RE: Expiry of Ceyhan Pipeline Agreement13 May 2024 17:32
Hi Belgrano,
I don't think our viewpoints are all that far apart - it's just that I start from a different assumption; that being SOMO will want a defined grade, fullstop.
If you look at how they have now come to market Basrah Crudes as 3 distinct grades, the historical reasons for that being wildly fluctuating quality and the associated quality de-escalators (aka discounts). I do not believe they are interested in just selling high quantities of crude. The pumping implications are what they are and grade stability is important there too. My main point is that the Feed from the near-Kirkuk fields will have a certain API and adding KRI volumes to that will change its API. The previously-marketed KRI blend is NOT the same as the near-Kirkuk feed (the expected 350Mbopd feed mentioned by SOMO sources) and nor will it remain, IMO, at the previous level.

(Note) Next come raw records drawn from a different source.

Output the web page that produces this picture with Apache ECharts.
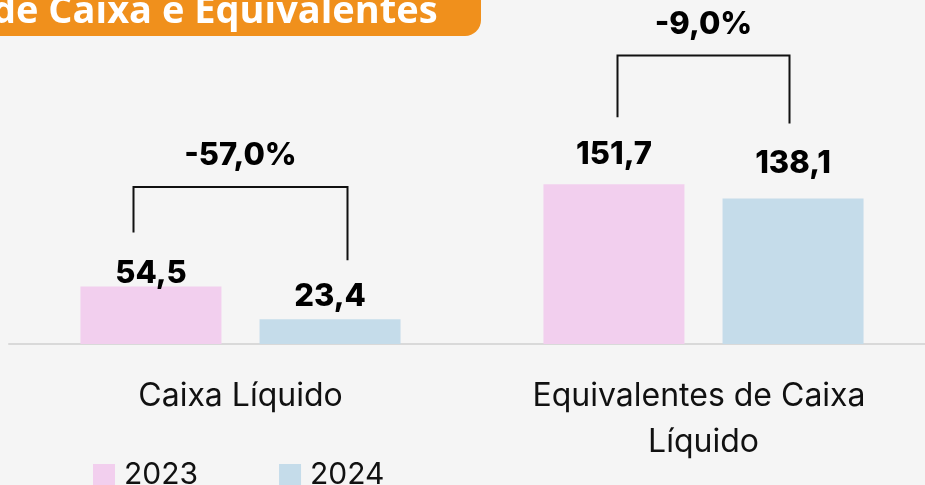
<!DOCTYPE html>
<html>
<head>
<meta charset="utf-8">
<script src="https://cdn.jsdelivr.net/npm/echarts@6/dist/echarts.min.js"></script>
<style>
  html, body { margin: 0; padding: 0; background: #f5f5f5; }
  #chart { width: 925px; height: 485px; }
</style>
</head>
<body>
<div id="chart"></div>
<script>
const categories = ['Caixa Líquido', 'Equivalentes de Caixa Líquido']
const seriesNames = ['2023', '2024']
const values2023 = [54.5, 151.7]
const values2024 = [23.4, 138.1]
const changes = ['-57,0%', '-9,0%']

// layout only
const labelLift2023 = [-3, 14]
const labelLift2024 = [7, 19]
const bracketTop = [149, 274]
const bracketHalf = [107, 86]
const bracketGap = [[54, 59], [67, 75]]

const colors = ['#f2cfee', '#c5dcea']
const font = 'Inter, "Open Sans", sans-serif'

const chart = echarts.init(document.getElementById('chart'))

const fmt = v => v.toFixed(1).replace('.', ',')

const valueLabel = (lifts) => (v, i) => ({
  value: v,
  label: { distance: lifts[i] }
})

const renderBracket = (params, api) => {
  const i = params.dataIndex
  const center = api.coord([i, 0])
  const top = api.coord([i, bracketTop[i]])[1]
  const yl = api.coord([i, values2023[i]])[1] - bracketGap[i][0]
  const yr = api.coord([i, values2024[i]])[1] - bracketGap[i][1]
  const xl = center[0] - bracketHalf[i]
  const xr = center[0] + bracketHalf[i]
  return {
    type: 'group',
    children: [
      {
        type: 'polyline',
        shape: { points: [[xl, yl], [xl, top], [xr, top], [xr, yr]] },
        style: { stroke: '#111', lineWidth: 2, fill: null }
      },
      {
        type: 'text',
        x: center[0],
        y: top - 31,
        style: {
          text: changes[i],
          fill: '#000',
          font: '800 31px ' + font,
          align: 'center',
          verticalAlign: 'middle'
        }
      }
    ]
  }
}

const barLabel = {
  show: true,
  position: 'top',
  fontSize: 31,
  fontWeight: 800,
  color: '#000',
  formatter: p => fmt(p.value)
}

chart.setOption({
  backgroundColor: '#f5f5f5',
  animation: false,
  textStyle: { fontFamily: font },
  grid: { left: 9, top: 28, width: 926, height: 316, outerBoundsMode: 'none', containLabel: false },
  legend: {
    data: seriesNames,
    left: 88,
    top: 455,
    itemWidth: 22,
    itemHeight: 22,
    itemGap: 81,
    icon: 'rect',
    textStyle: { fontSize: 30, color: '#111', width: 100, padding: [0, 0, 0, 4] }
  },
  xAxis: {
    type: 'category',
    data: categories,
    axisLine: { lineStyle: { color: '#d9d9d9', width: 2 } },
    axisTick: { show: false },
    axisLabel: {
      interval: 0,
      color: '#111',
      fontSize: 32,
      lineHeight: 46,
      margin: 29,
      width: 400,
      overflow: 'break'
    }
  },
  yAxis: {
    type: 'value',
    min: 0,
    max: 300,
    show: false,
    splitLine: { show: false }
  },
  series: [
    {
      name: seriesNames[0],
      type: 'bar',
      barWidth: 141,
      barGap: '27%',
      itemStyle: { color: colors[0] },
      label: barLabel,
      data: values2023.map(valueLabel(labelLift2023))
    },
    {
      name: seriesNames[1],
      type: 'bar',
      barWidth: 141,
      itemStyle: { color: colors[1] },
      label: barLabel,
      data: values2024.map(valueLabel(labelLift2024))
    },
    {
      type: 'custom',
      renderItem: renderBracket,
      silent: true,
      z: 5,
      data: categories.map((c, i) => [i, bracketTop[i]])
    }
  ],
  graphic: [
    {
      type: 'rect',
      shape: { x: -20, y: -20, width: 501, height: 56, r: 16 },
      style: { fill: '#f0901c' }
    },
    {
      type: 'text',
      x: -8,
      y: 12,
      style: {
        text: 'de Caixa e Equivalentes',
        fill: '#fff',
        font: 'bold 38px "Open Sans", sans-serif',
        verticalAlign: 'middle'
      }
    }
  ]
})

window.addEventListener('resize', () => chart.resize())
</script>
</body>
</html>
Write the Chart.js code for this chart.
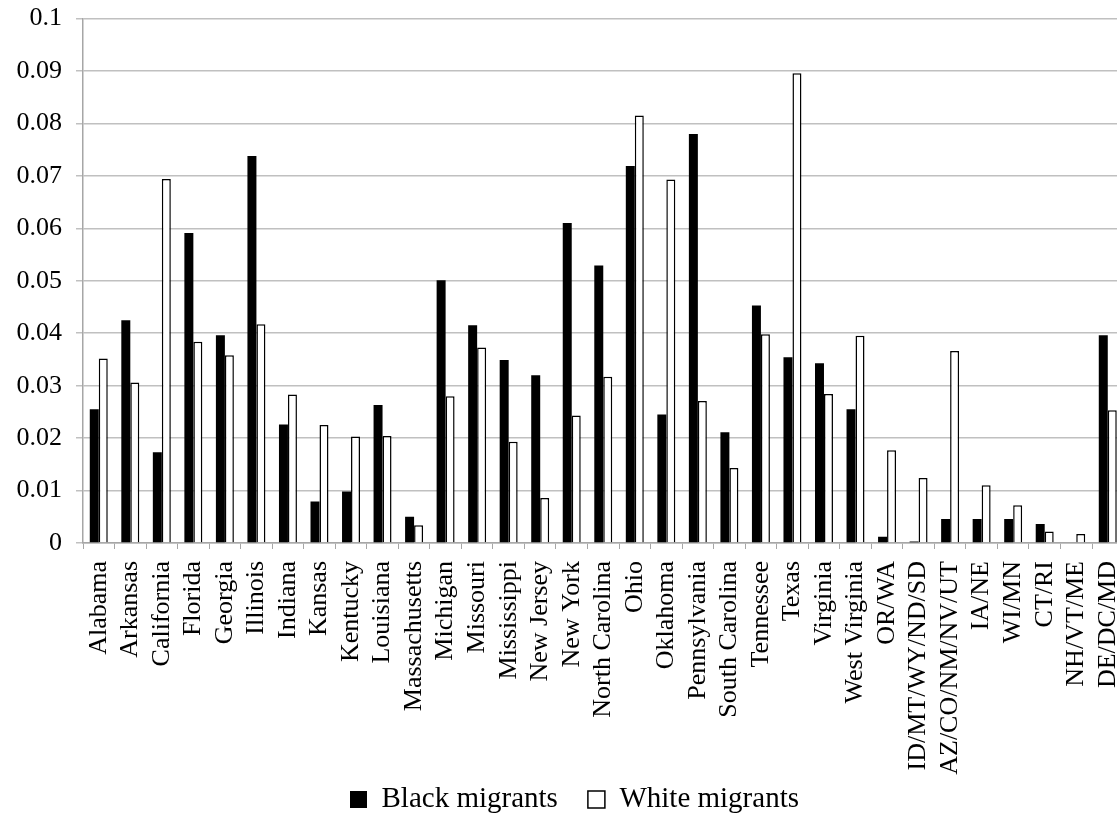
<!DOCTYPE html>
<html lang="en">
<head>
  <meta charset="UTF-8">
  <title>Black and White Migrants by State</title>
  <script src="https://cdn.jsdelivr.net/npm/chart.js"></script>
  <style>
    html, body {
      margin: 0;
      padding: 0;
      background: #fff;
      overflow: hidden;
    }
    .chart-container {
      width: 1151px;
      height: 862px;
      margin-top: -11px;
    }
  </style>
</head>
<body>
  <div class="chart-container">
    <canvas id="migrantChart"></canvas>
  </div>

  <script>
    const states = [
      "Alabama", "Arkansas", "California", "Florida", "Georgia", "Illinois",
      "Indiana", "Kansas", "Kentucky", "Louisiana", "Massachusetts", "Michigan",
      "Missouri", "Mississippi", "New Jersey", "New York", "North Carolina", "Ohio",
      "Oklahoma", "Pennsylvania", "South Carolina", "Tennessee", "Texas", "Virginia",
      "West Virginia", "OR/WA", "ID/MT/WY/ND/SD", "AZ/CO/NM/NV/UT", "IA/NE", "WI/MN",
      "CT/RI", "NH/VT/ME", "DE/DC/MD"
    ];

    const blackMigrants = [
      0.0255, 0.0425, 0.0173, 0.0591, 0.0396, 0.0738,
      0.0226, 0.0079, 0.0098, 0.0263, 0.0050, 0.0501,
      0.0415, 0.0349, 0.0320, 0.0610, 0.0529, 0.0719,
      0.0245, 0.0780, 0.0211, 0.0453, 0.0354, 0.0343,
      0.0255, 0.0012, 0.0003, 0.0046, 0.0046, 0.0046,
      0.0036, 0.0000, 0.0396
    ];

    const whiteMigrants = [
      0.0352, 0.0306, 0.0694, 0.0384, 0.0358, 0.0417,
      0.0283, 0.0225, 0.0203, 0.0204, 0.0034, 0.0280,
      0.0373, 0.0193, 0.0086, 0.0243, 0.0317, 0.0815,
      0.0693, 0.0271, 0.0143, 0.0398, 0.0896, 0.0284,
      0.0395, 0.0177, 0.0124, 0.0366, 0.0110, 0.0072,
      0.0022, 0.0017, 0.0253
    ];

    const serif = "'Liberation Serif', 'Times New Roman', serif";

    // legend padding also sets the gap between items, so pull the box up a bit
    const legendLift = {
      id: 'legendLift',
      afterLayout(chart) {
        chart.legend.top -= 24;
        chart.legend.bottom -= 24;
      }
    };

    new Chart(document.getElementById("migrantChart"), {
      type: 'bar',
      data: {
        labels: states,
        datasets: [
          {
            label: "Black migrants",
            data: blackMigrants,
            backgroundColor: "#000",
            borderColor: "#000",
            borderWidth: 0,
            categoryPercentage: 0.57,
            barPercentage: 1.0
          },
          {
            label: "White migrants",
            data: whiteMigrants,
            backgroundColor: "#fff",
            borderColor: "#000",
            borderWidth: 1.5,
            categoryPercentage: 0.57,
            barPercentage: 1.0
          }
        ]
      },
      options: {
        responsive: true,
        maintainAspectRatio: false,
        animation: false,
        layout: {
          padding: { top: 5, right: 2, bottom: 3, left: 0 }
        },
        plugins: {
          tooltip: { enabled: false },
          legend: {
            position: 'bottom',
            labels: {
              color: '#000',
              font: { family: serif, size: 29 },
              boxWidth: 17,
              boxHeight: 17,
              padding: 30
            }
          }
        },
        scales: {
          x: {
            afterFit: scale => { scale.height = 236; },
            grid: {
              drawOnChartArea: false,
              color: '#a6a6a6',
              tickLength: 6
            },
            border: { color: '#a6a6a6', width: 1.5 },
            ticks: {
              color: '#000',
              font: { family: serif, size: 26 },
              minRotation: 90,
              maxRotation: 90,
              autoSkip: false,
              padding: 12
            }
          },
          y: {
            min: 0,
            max: 0.1,
            afterFit: scale => { scale.width = 83; },
            grid: {
              color: '#c0c0c0',
              lineWidth: 1.5,
              tickLength: 7
            },
            border: { color: '#a6a6a6', width: 1.5 },
            ticks: {
              stepSize: 0.01,
              color: '#000',
              font: { family: serif, size: 26 },
              padding: 14,
              callback: val => String(+val.toFixed(2))
            }
          }
        }
      },
      plugins: [legendLift]
    });
  </script>
</body>
</html>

Central point being that SOMO will market a grade - to which KRG crudes will be welcome, but only insofar as their volumes do not change the export grade parameters too much.
I think Basrah grades are currently: Light=31.5API &S=2.75%, Medium=28API &S=3%, Heavy=24API &S=4%.

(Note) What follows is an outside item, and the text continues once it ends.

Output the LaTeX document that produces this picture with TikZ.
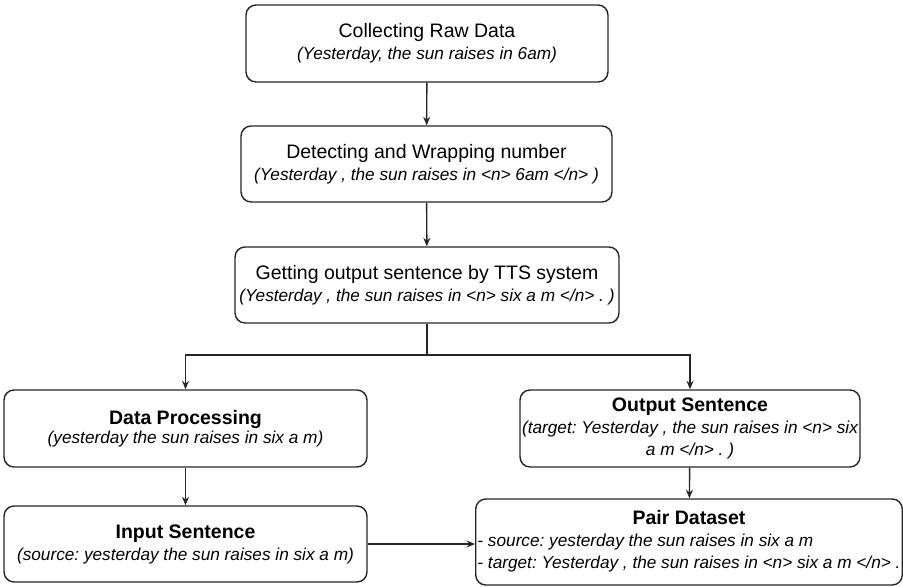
\documentclass[tikz,border=0pt]{standalone}
\usepackage{fontspec}
\setmainfont{Liberation Sans}
\frenchspacing
\usetikzlibrary{arrows.meta}
\tikzstyle{stage}=[draw=black!85,line width=0.8pt,rounded corners=0.2cm,align=center,inner sep=1pt,font=\fontsize{9.8}{12.5}\selectfont\itshape]
\tikzstyle{edge}=[draw,line width=0.8pt,black!85,-{Stealth[length=0.17cm,width=0.14cm]}]
\tikzstyle{plainedge}=[draw,line width=0.8pt,black!85]
\newcommand{\stagehead}[1]{{\upshape\fontsize{11.1}{12.5}\selectfont #1}}
\newcommand{\stageheadbf}[1]{{\upshape\bfseries\fontsize{11.1}{12.5}\selectfont #1}}

\begin{document}
\begin{tikzpicture}[x=0.02cm,y=-0.02cm]
    \useasboundingbox (0,0) rectangle (903,587);

    % pipeline steps
    \node[stage,minimum width=7.24cm,minimum height=1.54cm] (collect) at (427,43.5)
        {\stagehead{Collecting Raw Data}\\(Yesterday, the sun raises in 6am)};
    \node[stage,minimum width=7.42cm,minimum height=1.52cm] (wrap) at (426.5,164)
        {\stagehead{Detecting and Wrapping number}\\(Yesterday , the sun raises in <n> 6am </n> )};
    \node[stage,minimum width=7.68cm,minimum height=1.52cm] (tts) at (427,285)
        {\stagehead{Getting output sentence by TTS system}\\(Yesterday , the sun raises in <n> six a m </n> . )};

    \node[stage,minimum width=7.26cm,minimum height=1.54cm] (proc) at (185.5,428.5)
        {\stageheadbf{Data Processing}\\[-1.7pt](yesterday the sun raises in six a m)};
    \node[stage,minimum width=6.8cm,minimum height=1.54cm] (outsent) at (690,428.5)
        {\stageheadbf{Output Sentence}\\(target: Yesterday , the sun raises in <n> six\\a m </n> . )};
    \node[stage,minimum width=7.26cm,minimum height=1.52cm] (insent) at (185.5,544)
        {\stageheadbf{Input Sentence}\\(source: yesterday the sun raises in six a m)};
    \node[stage,minimum width=8.48cm,minimum height=1.72cm] (pair) at (689,542)
        {\begin{tabular}{@{}l@{}}\multicolumn{1}{@{}c@{}}{\stageheadbf{Pair Dataset}}\\
        - source: yesterday the sun raises in six a m\\
        - target: Yesterday , the sun raises in <n> six a m </n> .\end{tabular}};

    \coordinate (split) at (427,355);

    % Connect the steps
    \foreach \source/ \dest in {collect/wrap, wrap/tts, proc/insent, outsent/pair}
        \path[edge] (\source) -- (\dest);

    \path[plainedge] (tts.south) -- (split);
    \path[edge] (split) -| (proc.north);
    \path[edge] (split) -| (outsent.north);
    \path[edge] (insent.east) -- (insent.east -| pair.west);

\end{tikzpicture}
\end{document}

Acc to my calcs, letting the complete KRI field production into the pipeline blend would not only exceed the planned short-term pipeline flow targets (e.g. 450Mbopd) but would decrease the export blend API / density to nearer 24API &S=4.5%. That would then be a head-on competitor with Basrah Heavy.
SOMO seem to have the bit between their teeth in respect of the 350,000bopd planned Ceyhan pipeline output from the Avana, Bai Hassan, Jambour and Khabbaz fields and I don't see how they can keep that quallity if all the KRI crudes are then added.